Why? The movie changed a lot of facts for no apparent reason and based on my reading, it may have done the same with some of the less quantifiable aspects of who Mercury actually was as well. I didn’t find anything written about why most of these liberties were taken with the history of a man and the band that rode his legendary star power from very likely obscurity to “fame and fortune.” But I can’t help but feel like maybe it has to do with that old quote about history being written by the winners, applied to this particular situation on the basis of who is still alive and who is not. I’m not going to go into all the discrepancies I noticed because I don’t want to ruin the movie for anyone but there were quite a few if much of what I read had any credibility at all.

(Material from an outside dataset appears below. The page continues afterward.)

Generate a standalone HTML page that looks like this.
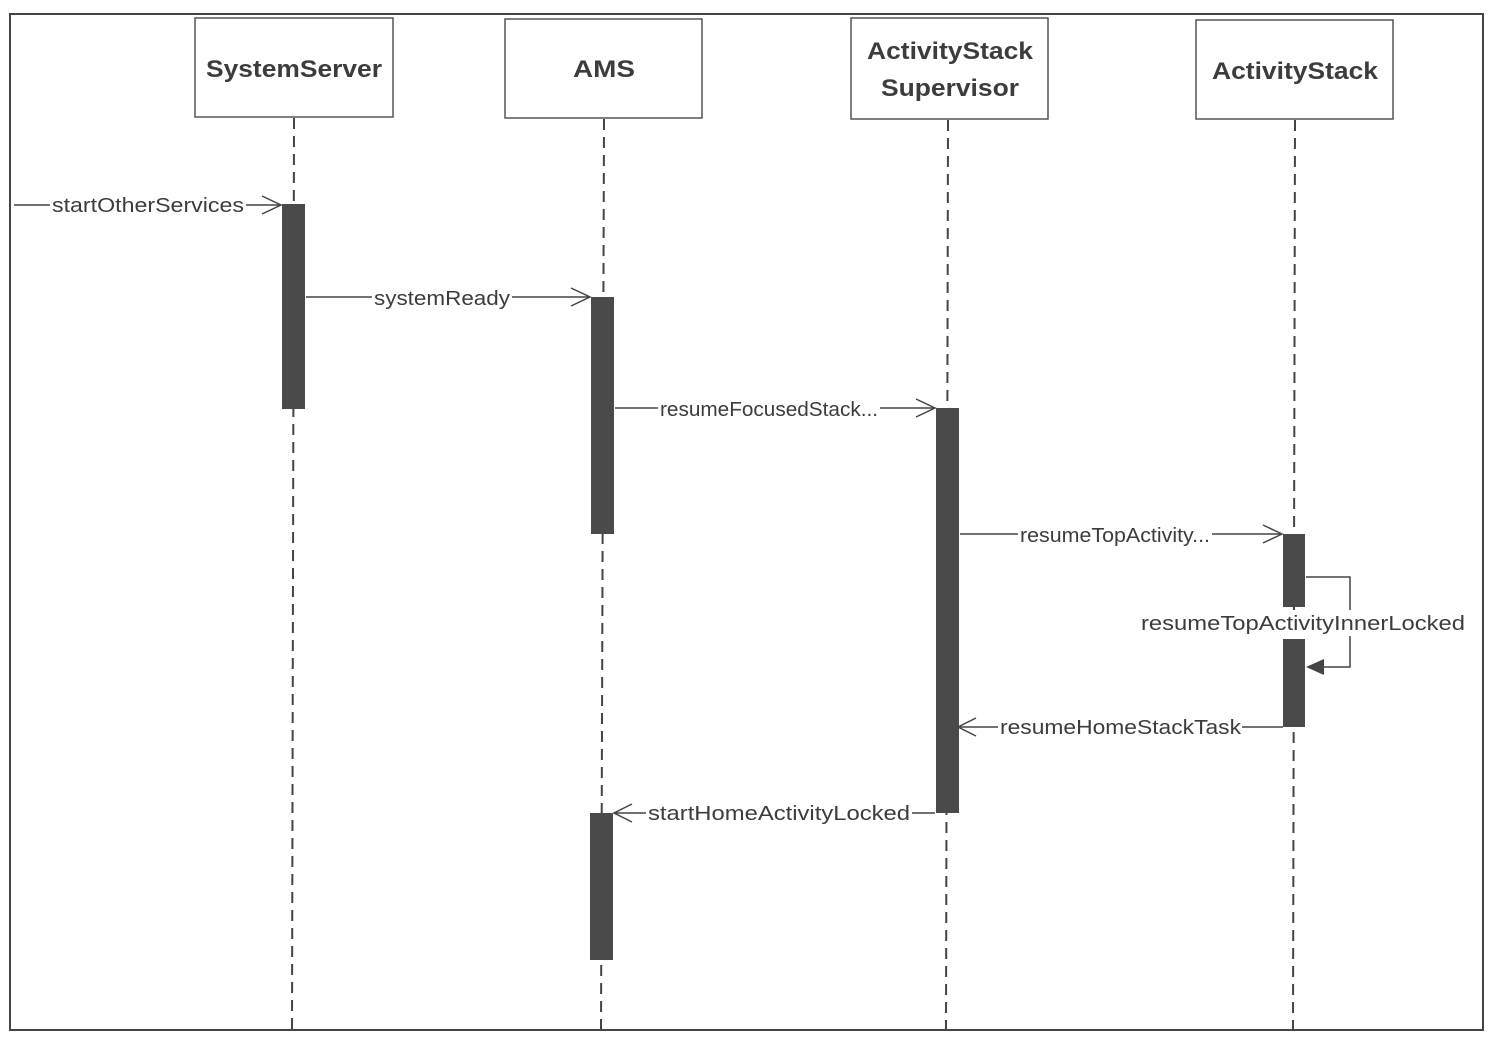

I don’t know how much of a hand the surviving band members had in making this movie but I understand it had to be made in such a way as to garner their approval so they would allow the music to be used – obviously an essential element. And I think that is probably the likeliest explanation of why the movie almost seemed to be trying to alter the characters involved to make the balance of the situation appear different. I get it; there were band members besides Freddie Mercury. To highlight their contributions would have been fine. But to cast unjustified aspersions on Mercury’s memory in an attempt to make others appear more significant or more responsible for the band’s otherworldly success does give off a hint of sour grapes. I would still say the movie is worth seeing for the combination of some very capable acting and the fun of seeing the music performed. But the whole thing did leave me with a funny taste in my mouth and the more I read about the real story the movie was based on, the more I realized why.